== EXERCISE OBJECTIVE ==
From the listing below, pull out all lines with "this" in them.

== GIVEN DATA ==

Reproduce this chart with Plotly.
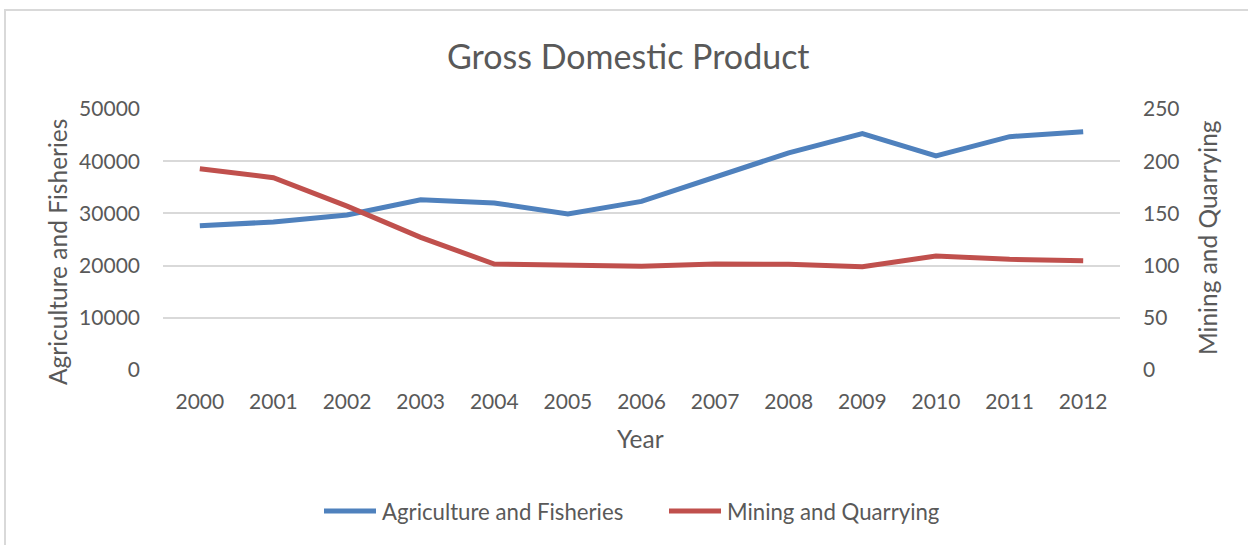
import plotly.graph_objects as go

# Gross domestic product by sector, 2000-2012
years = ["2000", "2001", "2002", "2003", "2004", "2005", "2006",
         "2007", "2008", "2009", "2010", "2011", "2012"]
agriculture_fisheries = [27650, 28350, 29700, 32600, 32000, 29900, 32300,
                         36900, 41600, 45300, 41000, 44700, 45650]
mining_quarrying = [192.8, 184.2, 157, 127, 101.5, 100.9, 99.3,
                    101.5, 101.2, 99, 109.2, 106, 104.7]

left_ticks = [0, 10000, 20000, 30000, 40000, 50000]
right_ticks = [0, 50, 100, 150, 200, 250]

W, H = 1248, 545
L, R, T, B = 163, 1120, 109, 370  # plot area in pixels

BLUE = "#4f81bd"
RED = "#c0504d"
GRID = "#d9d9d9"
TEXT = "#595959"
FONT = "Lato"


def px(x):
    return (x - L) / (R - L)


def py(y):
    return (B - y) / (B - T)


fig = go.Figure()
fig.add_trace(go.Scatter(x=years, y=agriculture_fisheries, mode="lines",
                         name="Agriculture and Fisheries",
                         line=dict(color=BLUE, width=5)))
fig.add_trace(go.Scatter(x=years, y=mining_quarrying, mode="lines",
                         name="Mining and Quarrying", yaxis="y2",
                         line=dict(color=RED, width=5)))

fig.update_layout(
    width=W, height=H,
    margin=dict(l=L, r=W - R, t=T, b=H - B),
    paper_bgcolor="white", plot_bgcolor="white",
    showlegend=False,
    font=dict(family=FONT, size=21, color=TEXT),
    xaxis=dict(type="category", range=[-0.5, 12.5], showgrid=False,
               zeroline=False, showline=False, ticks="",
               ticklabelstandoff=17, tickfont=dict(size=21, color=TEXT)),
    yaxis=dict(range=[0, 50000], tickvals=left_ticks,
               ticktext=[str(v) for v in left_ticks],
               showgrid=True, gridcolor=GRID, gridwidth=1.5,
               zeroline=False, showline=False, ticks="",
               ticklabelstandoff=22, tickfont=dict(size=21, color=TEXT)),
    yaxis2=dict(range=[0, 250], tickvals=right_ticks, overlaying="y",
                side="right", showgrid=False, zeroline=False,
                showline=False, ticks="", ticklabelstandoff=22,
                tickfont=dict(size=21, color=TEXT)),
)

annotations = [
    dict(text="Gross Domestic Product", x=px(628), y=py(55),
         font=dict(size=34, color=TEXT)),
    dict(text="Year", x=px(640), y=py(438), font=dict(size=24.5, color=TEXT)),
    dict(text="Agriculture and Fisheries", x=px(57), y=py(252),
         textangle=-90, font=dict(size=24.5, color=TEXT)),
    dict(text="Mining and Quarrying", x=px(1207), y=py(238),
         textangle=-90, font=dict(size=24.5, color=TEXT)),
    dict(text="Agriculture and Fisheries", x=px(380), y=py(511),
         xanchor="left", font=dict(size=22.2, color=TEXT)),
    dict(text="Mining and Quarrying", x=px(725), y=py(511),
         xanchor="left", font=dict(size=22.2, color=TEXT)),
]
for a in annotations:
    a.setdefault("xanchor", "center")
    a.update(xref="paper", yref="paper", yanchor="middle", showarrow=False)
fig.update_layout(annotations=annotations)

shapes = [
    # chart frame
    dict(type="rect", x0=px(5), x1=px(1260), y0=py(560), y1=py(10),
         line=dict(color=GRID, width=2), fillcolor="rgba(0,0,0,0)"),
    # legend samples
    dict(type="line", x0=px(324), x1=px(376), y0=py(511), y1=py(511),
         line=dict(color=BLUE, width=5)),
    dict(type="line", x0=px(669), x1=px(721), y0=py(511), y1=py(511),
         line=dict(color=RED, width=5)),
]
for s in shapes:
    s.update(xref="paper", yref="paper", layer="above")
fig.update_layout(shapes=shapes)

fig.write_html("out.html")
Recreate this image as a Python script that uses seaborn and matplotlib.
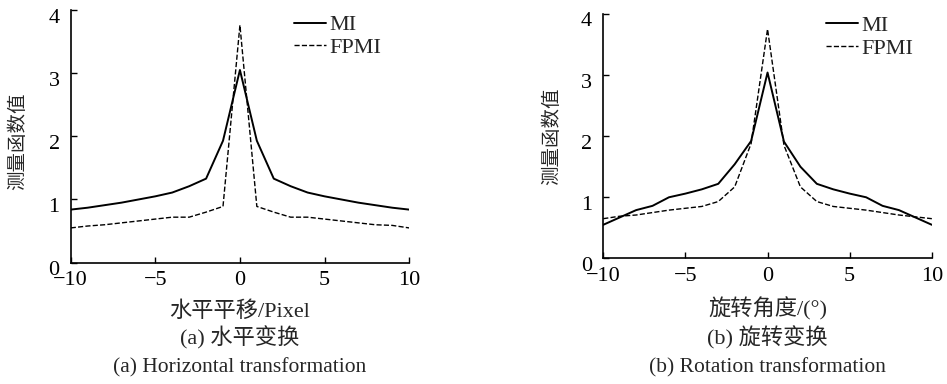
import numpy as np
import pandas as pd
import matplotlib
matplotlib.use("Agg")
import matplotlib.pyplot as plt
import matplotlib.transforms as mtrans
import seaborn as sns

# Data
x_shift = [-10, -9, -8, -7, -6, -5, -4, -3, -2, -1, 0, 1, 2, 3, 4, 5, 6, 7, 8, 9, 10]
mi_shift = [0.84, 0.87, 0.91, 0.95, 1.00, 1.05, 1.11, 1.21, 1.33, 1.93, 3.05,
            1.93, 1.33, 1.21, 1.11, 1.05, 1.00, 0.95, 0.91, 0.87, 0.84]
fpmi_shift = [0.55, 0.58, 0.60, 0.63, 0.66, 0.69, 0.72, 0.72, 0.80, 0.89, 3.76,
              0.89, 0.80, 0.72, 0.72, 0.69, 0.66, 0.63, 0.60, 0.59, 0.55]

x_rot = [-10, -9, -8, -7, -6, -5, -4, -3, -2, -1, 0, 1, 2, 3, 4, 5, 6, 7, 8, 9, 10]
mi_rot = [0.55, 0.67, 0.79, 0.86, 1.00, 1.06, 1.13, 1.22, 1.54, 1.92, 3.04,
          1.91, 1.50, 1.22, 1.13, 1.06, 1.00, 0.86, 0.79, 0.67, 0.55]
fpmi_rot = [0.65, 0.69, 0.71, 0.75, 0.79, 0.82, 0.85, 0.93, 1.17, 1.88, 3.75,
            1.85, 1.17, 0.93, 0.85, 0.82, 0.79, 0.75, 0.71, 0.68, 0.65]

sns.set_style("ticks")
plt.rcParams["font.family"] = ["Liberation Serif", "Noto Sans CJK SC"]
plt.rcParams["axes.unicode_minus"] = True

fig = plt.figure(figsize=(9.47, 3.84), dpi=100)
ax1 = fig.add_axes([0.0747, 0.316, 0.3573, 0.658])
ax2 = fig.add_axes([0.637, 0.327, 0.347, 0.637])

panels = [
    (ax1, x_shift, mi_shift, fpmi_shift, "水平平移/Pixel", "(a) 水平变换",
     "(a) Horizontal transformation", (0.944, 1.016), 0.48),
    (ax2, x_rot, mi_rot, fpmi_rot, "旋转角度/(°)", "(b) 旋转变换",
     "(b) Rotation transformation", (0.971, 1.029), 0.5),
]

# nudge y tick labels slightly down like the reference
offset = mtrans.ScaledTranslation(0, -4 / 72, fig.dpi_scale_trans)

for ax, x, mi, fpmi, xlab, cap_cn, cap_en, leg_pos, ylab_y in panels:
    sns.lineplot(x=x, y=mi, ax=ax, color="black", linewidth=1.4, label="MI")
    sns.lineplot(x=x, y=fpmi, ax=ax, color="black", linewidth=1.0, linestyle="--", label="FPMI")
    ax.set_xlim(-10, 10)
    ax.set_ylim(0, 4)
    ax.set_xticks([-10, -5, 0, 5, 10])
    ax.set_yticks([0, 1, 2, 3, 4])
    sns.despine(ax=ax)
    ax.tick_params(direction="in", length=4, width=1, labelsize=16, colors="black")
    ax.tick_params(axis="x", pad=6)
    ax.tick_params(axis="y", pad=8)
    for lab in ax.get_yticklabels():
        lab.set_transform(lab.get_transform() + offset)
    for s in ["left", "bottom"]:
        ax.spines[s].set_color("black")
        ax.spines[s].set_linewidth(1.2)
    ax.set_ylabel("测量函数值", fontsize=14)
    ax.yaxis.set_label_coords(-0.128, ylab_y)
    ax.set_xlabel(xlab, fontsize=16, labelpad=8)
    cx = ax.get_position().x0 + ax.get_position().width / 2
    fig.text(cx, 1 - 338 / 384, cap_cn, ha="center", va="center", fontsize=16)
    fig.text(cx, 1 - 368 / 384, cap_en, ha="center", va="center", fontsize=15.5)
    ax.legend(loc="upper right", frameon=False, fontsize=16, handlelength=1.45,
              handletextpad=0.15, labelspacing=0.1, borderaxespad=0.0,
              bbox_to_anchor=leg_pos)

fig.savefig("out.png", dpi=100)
* * *
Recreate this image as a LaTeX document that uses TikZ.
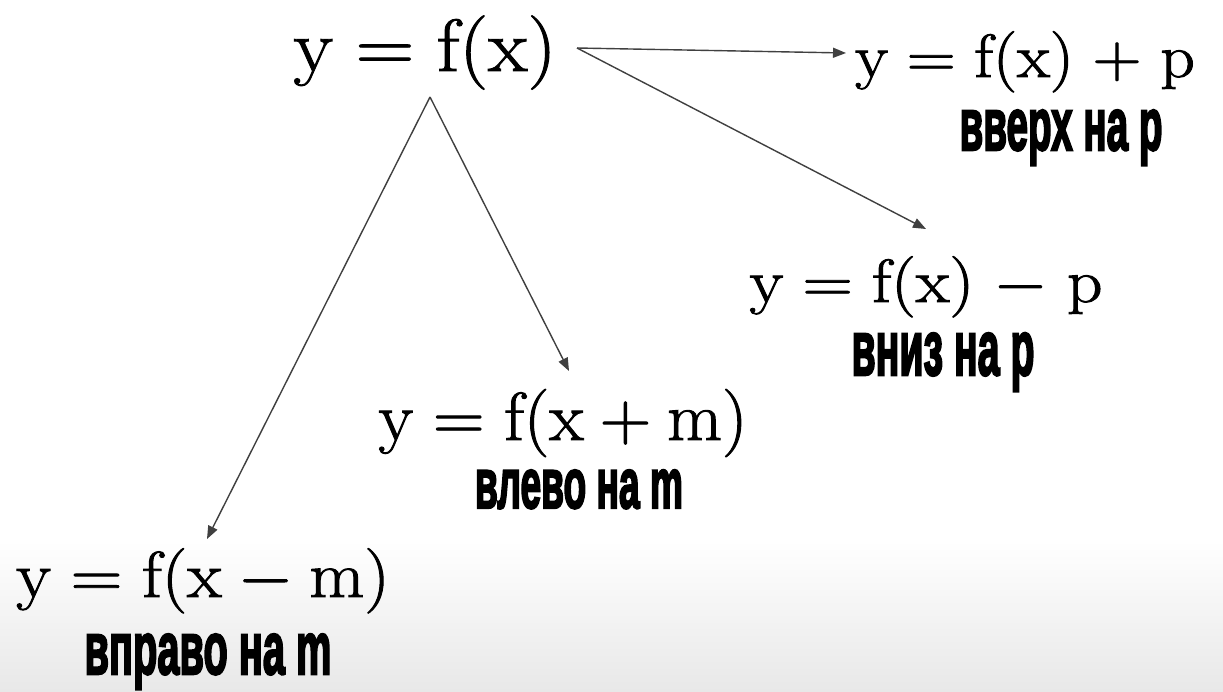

== REPLY ==
Reproduce this chart with Plotly.
Recreate this image as a Python script that uses seaborn and matplotlib.
Recreate this image as a LaTeX document that uses TikZ.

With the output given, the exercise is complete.